### [GIVEN EXERCISE]
Pictures do not belong in your copy. Repeat all the other data exactly.

### [DATA EXCERPT]
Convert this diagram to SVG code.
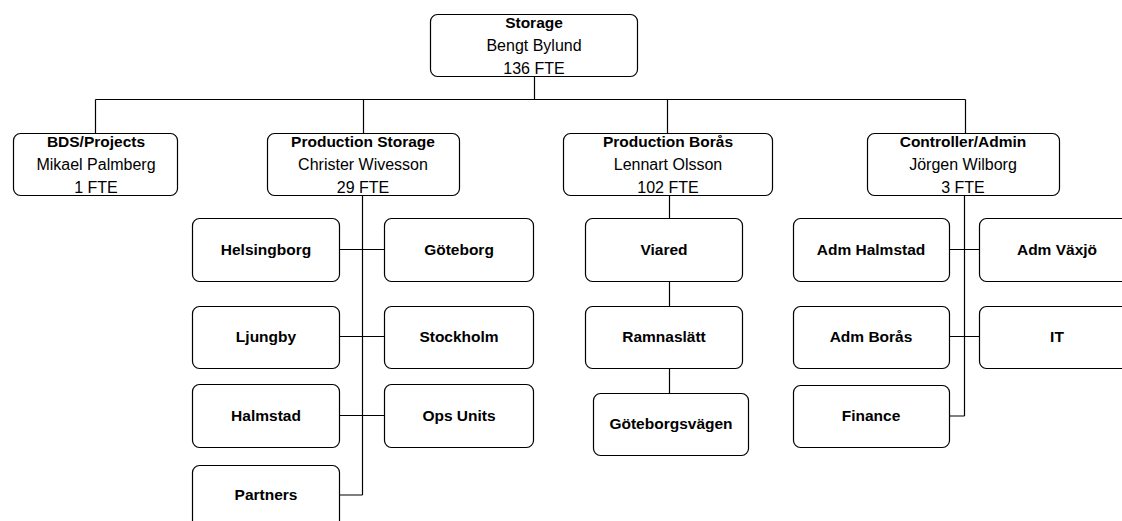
<svg xmlns="http://www.w3.org/2000/svg" width="1122" height="521" viewBox="0 0 1122 521">
<style>
rect.b{fill:#fff;stroke:#000;stroke-width:1.2}
text{font-family:"Liberation Sans",Arial,sans-serif;font-size:16px;text-anchor:middle;fill:#000}
.t{font-weight:bold;font-size:15.5px}
#connectors path{fill:none;stroke:#000;stroke-width:1.2}
</style>
<rect width="1122" height="521" fill="#fff"/>
<g id="connectors">
<path d="M534.5 77V99.5M95.5 99.5H965.5M95.5 99.5V133M363.5 99.5V133M667.5 99.5V133M965.5 99.5V133"/>
<path d="M362.5 196V495M339 249.5H384M339 336.5H384M339 415.5H384M339 495H362.5"/>
<path d="M669.5 196V218M669.5 281V306M669.5 368V393"/>
<path d="M964.5 196V416M949 249.5H979M949 336.5H979M949 416H964.5"/>
</g>
<g id="storage"><rect class="b" x="430.5" y="14.5" width="207" height="62" rx="7"/><text class="t" x="534" y="28">Storage</text><text x="534" y="51">Bengt Bylund</text><text x="534" y="74">136 FTE</text></g>
<g id="bds"><rect class="b" x="13.5" y="133.5" width="164" height="62" rx="7"/><text class="t" x="96" y="147">BDS/Projects</text><text x="96" y="170">Mikael Palmberg</text><text x="96" y="193">1 FTE</text></g>
<g id="prodstorage"><rect class="b" x="267.5" y="133.5" width="192" height="62" rx="7"/><text class="t" x="363" y="147">Production Storage</text><text x="363" y="170">Christer Wivesson</text><text x="363" y="193">29 FTE</text></g>
<g id="prodboras"><rect class="b" x="563.5" y="133.5" width="209" height="62" rx="7"/><text class="t" x="668" y="147">Production Borås</text><text x="668" y="170">Lennart Olsson</text><text x="668" y="193">102 FTE</text></g>
<g id="controller"><rect class="b" x="867.5" y="133.5" width="192" height="62" rx="7"/><text class="t" x="963" y="147">Controller/Admin</text><text x="963" y="170">Jörgen Wilborg</text><text x="963" y="193">3 FTE</text></g>
<g id="helsingborg"><rect class="b" x="192.5" y="218.5" width="147" height="63" rx="7"/><text class="t" x="266" y="255">Helsingborg</text></g>
<g id="goteborg"><rect class="b" x="384.5" y="218.5" width="149" height="63" rx="7"/><text class="t" x="459" y="255">Göteborg</text></g>
<g id="ljungby"><rect class="b" x="192.5" y="306.5" width="147" height="62" rx="7"/><text class="t" x="266" y="342">Ljungby</text></g>
<g id="stockholm"><rect class="b" x="384.5" y="306.5" width="149" height="62" rx="7"/><text class="t" x="459" y="342">Stockholm</text></g>
<g id="halmstad"><rect class="b" x="192.5" y="384.5" width="147" height="63" rx="7"/><text class="t" x="266" y="421">Halmstad</text></g>
<g id="opsunits"><rect class="b" x="384.5" y="384.5" width="149" height="63" rx="7"/><text class="t" x="459" y="421">Ops Units</text></g>
<g id="partners"><rect class="b" x="192.5" y="465.5" width="147" height="63" rx="7"/><text class="t" x="266" y="500">Partners</text></g>
<g id="viared"><rect class="b" x="585.5" y="218.5" width="157" height="63" rx="7"/><text class="t" x="664" y="255">Viared</text></g>
<g id="ramnaslatt"><rect class="b" x="585.5" y="306.5" width="157" height="62" rx="7"/><text class="t" x="664" y="342">Ramnaslätt</text></g>
<g id="goteborgsvagen"><rect class="b" x="593.5" y="393.5" width="155" height="62" rx="7"/><text class="t" x="671" y="429">Göteborgsvägen</text></g>
<g id="admhalmstad"><rect class="b" x="793.5" y="218.5" width="156" height="63" rx="7"/><text class="t" x="871" y="255">Adm Halmstad</text></g>
<g id="admvaxjo"><rect class="b" x="979.5" y="218.5" width="156" height="63" rx="7"/><text class="t" x="1057" y="255">Adm Växjö</text></g>
<g id="admboras"><rect class="b" x="793.5" y="306.5" width="156" height="62" rx="7"/><text class="t" x="871" y="342">Adm Borås</text></g>
<g id="it"><rect class="b" x="979.5" y="306.5" width="156" height="62" rx="7"/><text class="t" x="1057" y="342">IT</text></g>
<g id="finance"><rect class="b" x="793.5" y="385.5" width="156" height="62" rx="7"/><text class="t" x="871" y="421">Finance</text></g>
</svg>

### [PROBLEM SOLUTION]
Convert this diagram to SVG code.
<svg xmlns="http://www.w3.org/2000/svg" width="1122" height="521" viewBox="0 0 1122 521">
<style>
rect.b{fill:#fff;stroke:#000;stroke-width:1.2}
text{font-family:"Liberation Sans",Arial,sans-serif;font-size:16px;text-anchor:middle;fill:#000}
.t{font-weight:bold;font-size:15.5px}
#connectors path{fill:none;stroke:#000;stroke-width:1.2}
</style>
<rect width="1122" height="521" fill="#fff"/>
<g id="connectors">
<path d="M534.5 77V99.5M95.5 99.5H965.5M95.5 99.5V133M363.5 99.5V133M667.5 99.5V133M965.5 99.5V133"/>
<path d="M362.5 196V495M339 249.5H384M339 336.5H384M339 415.5H384M339 495H362.5"/>
<path d="M669.5 196V218M669.5 281V306M669.5 368V393"/>
<path d="M964.5 196V416M949 249.5H979M949 336.5H979M949 416H964.5"/>
</g>
<g id="storage"><rect class="b" x="430.5" y="14.5" width="207" height="62" rx="7"/><text class="t" x="534" y="28">Storage</text><text x="534" y="51">Bengt Bylund</text><text x="534" y="74">136 FTE</text></g>
<g id="bds"><rect class="b" x="13.5" y="133.5" width="164" height="62" rx="7"/><text class="t" x="96" y="147">BDS/Projects</text><text x="96" y="170">Mikael Palmberg</text><text x="96" y="193">1 FTE</text></g>
<g id="prodstorage"><rect class="b" x="267.5" y="133.5" width="192" height="62" rx="7"/><text class="t" x="363" y="147">Production Storage</text><text x="363" y="170">Christer Wivesson</text><text x="363" y="193">29 FTE</text></g>
<g id="prodboras"><rect class="b" x="563.5" y="133.5" width="209" height="62" rx="7"/><text class="t" x="668" y="147">Production Borås</text><text x="668" y="170">Lennart Olsson</text><text x="668" y="193">102 FTE</text></g>
<g id="controller"><rect class="b" x="867.5" y="133.5" width="192" height="62" rx="7"/><text class="t" x="963" y="147">Controller/Admin</text><text x="963" y="170">Jörgen Wilborg</text><text x="963" y="193">3 FTE</text></g>
<g id="helsingborg"><rect class="b" x="192.5" y="218.5" width="147" height="63" rx="7"/><text class="t" x="266" y="255">Helsingborg</text></g>
<g id="goteborg"><rect class="b" x="384.5" y="218.5" width="149" height="63" rx="7"/><text class="t" x="459" y="255">Göteborg</text></g>
<g id="ljungby"><rect class="b" x="192.5" y="306.5" width="147" height="62" rx="7"/><text class="t" x="266" y="342">Ljungby</text></g>
<g id="stockholm"><rect class="b" x="384.5" y="306.5" width="149" height="62" rx="7"/><text class="t" x="459" y="342">Stockholm</text></g>
<g id="halmstad"><rect class="b" x="192.5" y="384.5" width="147" height="63" rx="7"/><text class="t" x="266" y="421">Halmstad</text></g>
<g id="opsunits"><rect class="b" x="384.5" y="384.5" width="149" height="63" rx="7"/><text class="t" x="459" y="421">Ops Units</text></g>
<g id="partners"><rect class="b" x="192.5" y="465.5" width="147" height="63" rx="7"/><text class="t" x="266" y="500">Partners</text></g>
<g id="viared"><rect class="b" x="585.5" y="218.5" width="157" height="63" rx="7"/><text class="t" x="664" y="255">Viared</text></g>
<g id="ramnaslatt"><rect class="b" x="585.5" y="306.5" width="157" height="62" rx="7"/><text class="t" x="664" y="342">Ramnaslätt</text></g>
<g id="goteborgsvagen"><rect class="b" x="593.5" y="393.5" width="155" height="62" rx="7"/><text class="t" x="671" y="429">Göteborgsvägen</text></g>
<g id="admhalmstad"><rect class="b" x="793.5" y="218.5" width="156" height="63" rx="7"/><text class="t" x="871" y="255">Adm Halmstad</text></g>
<g id="admvaxjo"><rect class="b" x="979.5" y="218.5" width="156" height="63" rx="7"/><text class="t" x="1057" y="255">Adm Växjö</text></g>
<g id="admboras"><rect class="b" x="793.5" y="306.5" width="156" height="62" rx="7"/><text class="t" x="871" y="342">Adm Borås</text></g>
<g id="it"><rect class="b" x="979.5" y="306.5" width="156" height="62" rx="7"/><text class="t" x="1057" y="342">IT</text></g>
<g id="finance"><rect class="b" x="793.5" y="385.5" width="156" height="62" rx="7"/><text class="t" x="871" y="421">Finance</text></g>
</svg>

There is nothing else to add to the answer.